Letters to the editor for Sunday, March 15

March 15, 2009 at 2:21PM

THE AILING ECONOMY

Laser focus on tax cuts is the wrong remedy

Your March 8 front-page article "For self-employed, lost dreams and vacant offices" finally forced me to comment on the wrongheaded approach that Gov. Tim Pawlenty and the Republican leadership advocate for solving our economic crisis.

The article points out that people are being laid off and businesses are failing primarily because customer demand for products is falling. People aren't buying because they are saving, have no money because they've lost their job or are just plain scared of what's going to happen next. So why would a small businessman or large concern who got a tax cut hire employees, i.e., create jobs, when there is no demand for their products? Having run a small business in the past, I can tell you that I would just keep the money and not hire unneeded help.

The governor says he wants to cut business taxes by 50 percent. I'm sure Minntac will hire back its 590 furloughed employees to produce taconite pellets that aren't needed. Great thinking, Guv.

MERLE LARSON, DASSEL, MINN.

STEM CELL RESEARCH

Ideology also drives Obama's decision

I was shocked last week when President Obama stated that his administration would "make scientific decisions based on facts, not ideology." Ideology is the driving force behind any scientific endeavor. Stem cell research is driven by the ideology that we should cure every disease and extend human life well beyond what we know now.

If you base scientific decisions on facts, then why are the scientists who use facts to support the view that global warming is not a danger summarily dismissed as being wrong? Because ideology is driving the science of global warming. The ideology of environmentalists and politicians.

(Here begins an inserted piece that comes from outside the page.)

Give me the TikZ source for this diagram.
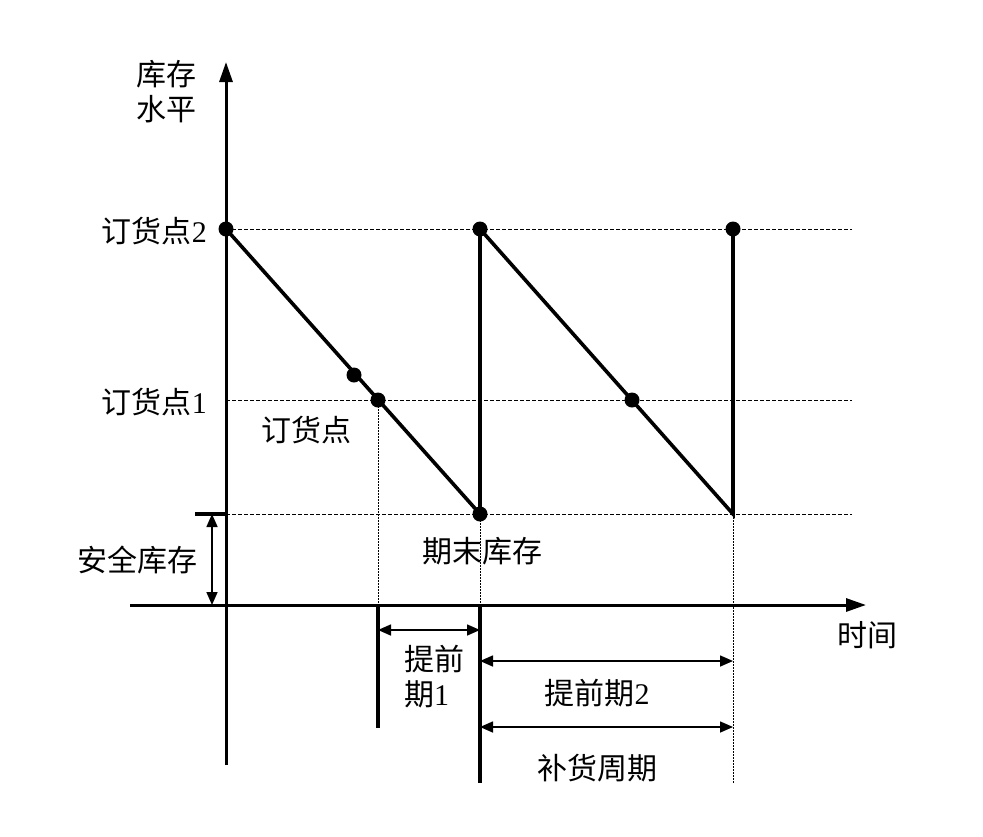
\documentclass[tikz,border=0pt]{standalone}
\usepackage{fontspec}
\setmainfont{Liberation Serif}
\newfontfamily\cjk{Noto Sans CJK SC}
\usetikzlibrary{arrows.meta}
\tikzset{
  axisline/.style={line width=3pt},
  curve/.style={line width=3.6pt, line join=miter},
  guide/.style={line width=1pt, dash pattern=on 4pt off 2pt},
  dotline/.style={line width=1pt, dash pattern=on 1.5pt off 1.5pt},
  dimarrow/.style={line width=1.6pt, {Triangle[length=13pt,width=11pt]}-{Triangle[length=13pt,width=11pt]}},
  pt/.style={circle, fill=black, inner sep=0pt, minimum size=15pt},
  lbl/.style={inner sep=0pt, font=\fontsize{30}{35}\selectfont, align=center},
}
\begin{document}
\begin{tikzpicture}[x=1pt,y=-1pt]
\useasboundingbox[fill=white] (0,0) rectangle (983,836);
% coordinates
\coordinate (O) at (226,605);
\coordinate (Ytop) at (226,62);
\coordinate (Ybot) at (226,765);
\coordinate (Xl) at (130,605);
\coordinate (Xr) at (866,605);
\coordinate (g2) at (852,229);
\coordinate (g1l) at (226,400);
\coordinate (g1r) at (852,400);
\coordinate (gsl) at (226,514);
\coordinate (gsr) at (852,514);
\coordinate (sstick) at (195,514);
\coordinate (e2) at (733,514);
\coordinate (a1) at (378,605);
\coordinate (a1b) at (378,728);
\coordinate (a2) at (480,605);
\coordinate (a2b) at (480,783);
\coordinate (a3b) at (733,783);
% points
\node[pt] (r0) at (226,229) {};
\node[pt] (m1) at (354,375) {};
\node[pt] (p1) at (378,400) {};
\node[pt] (e1) at (480,514) {};
\node[pt] (r1) at (480,229) {};
\node[pt] (p2) at (632,400) {};
\node[pt] (r2) at (733,229) {};
% guide lines
\draw[guide] (r0.center) -- (g2);
\draw[guide] (g1l) -- (g1r);
\draw[guide] (gsl) -- (gsr);
\draw[dotline] (p1.center) -- (a1);
\draw[dotline] (e1.center) -- (a2);
\draw[dotline] (e2) -- (a3b);
% axes
\draw[axisline, -{Triangle[length=20pt,width=13pt]}] (Ybot) -- (Ytop);
\draw[axisline, -{Triangle[length=20pt,width=13pt]}] (Xl) -- (Xr);
% sawtooth
\draw[curve] (r0.center) -- (e1.center) -- (r1.center) -- (e2) -- (r2.center);
% safety stock
\draw[line width=4pt] (sstick) -- (gsl);
\draw[dimarrow] (212,514) -- (212,605);
% lead time markers
\draw[line width=3.6pt] (a1) -- (a1b);
\draw[line width=3.6pt] (a2) -- (a2b);
\coordinate (l1a) at (378,630); \coordinate (l1b) at (480,630);
\coordinate (l2a) at (480,661); \coordinate (l2b) at (733,661);
\coordinate (l3a) at (480,727); \coordinate (l3b) at (733,727);
\draw[dimarrow] (l1a) -- (l1b);
\draw[dimarrow] (l2a) -- (l2b);
\draw[dimarrow] (l3a) -- (l3b);
% labels
\node[lbl] (ty) at (166,92) {\cjk 库存\\\cjk 水平};
\node[lbl, anchor=east] (t2) at (207,231) {{\cjk 订货点}2};
\node[lbl, anchor=east] (t1) at (207,402) {{\cjk 订货点}1};
\node[lbl] (tp) at (306,430) {\cjk 订货点};
\node[lbl] (tss) at (137,560) {\cjk 安全库存};
\node[lbl] (tend) at (482,551) {\cjk 期末库存};
\node[lbl] (tx) at (867,635) {\cjk 时间};
\node[lbl, align=left] (tl1) at (434,677) {\cjk 提前\\{\cjk 期}1};
\node[lbl] (tl2) at (597,693) {{\cjk 提前期}2};
\node[lbl] (tc) at (597,768) {\cjk 补货周期};
\end{tikzpicture}
\end{document}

For those who support the use of embryonic cells in research, suppose in five years science determines that cells from a 28-week fetus will be the cure-all for everything known to mankind. Are we going to let silly ideology get in the way of science?

What is better for us, good science or good ideology?

DON MUSSELL, EDEN PRAIRIE

•••

For those who might benefit from cures yielded from embryonic stem cell research, it's been a long eight years. Thank you to President Obama and everyone who worked hard to let the science trump politics. I'll take the opinion of eminent researchers and some of science's finest minds who say that the possibilities for cures from embryonic stem cells are too great not to explore, over the naysayers who would prevent this research.

When I talk to my daughter who has been living with the challenges of Type 1 diabetes, I will tell her that the president has given us new hope that cures for diabetes and other diseases will be accelerated and that science has prevailed over politics.

CAMILLE NASH, EDINA

ACROSS-THE-BOARD PAIN

Senate DFL makes surprising proposal

Cut a billion dollars from education? A DFL proposal (front page, March 13)? Is it April Fools' Day? Has the leadership started overdosing on pain meds?

Who is in charge of the monkey house over in St. Paul?

GEORGE HUTCHINSON, MINNEAPOLIS

PUBLIC DEFENDERS

Attorney provider tax could help fund system

I read with interest the March 1 article concerning public defenders' offices throughout Minnesota and their difficulties with workload and funding. Physicians currently pay a provider fee to help pay for indigent health care in Minnesota. Should lawyers in Minnesota be required to pay a similar fee to at least in part help support the public defender system? Don't lawyers, especially trial lawyers, have a vested interest in the continued functioning of this system?

BRADLEY BROWN, GOLDEN VALLEY

SUDAN'S PRIMARY ALLY

Only China can stop the genocide in Darfur

While I too feel great sadness for the tragedy taking place in Darfur, what would Lydia Caros (Opinion Exchange, March 13) like the U.S. government to do? As much as we the public would like to believe it's as simple as giving aid or applying international pressure, myriad international forces prevent direct action into Darfur.

We can't send troops and aid because the government in power simply kills or kidnaps those we send. If someone wants a government to pressure for change in Darfur, it is not the Americans but the Chinese we should ask. China is the primary buyer and investor in Sudan's oil and the primary supplier of weapons to the Sudanese government, and has blocked U.N. actions to pressure Sudan's government. It should not fall to the United States to be the good guys in every tragedy; we tried that in Somalia in the early 1990s and it has brought nothing but harm to the region, despite our good intentions.

If there is to be peace in Darfur, then it will be China, not the United States, that is the primary force. And even then, it may not work. May God have mercy on those in that region.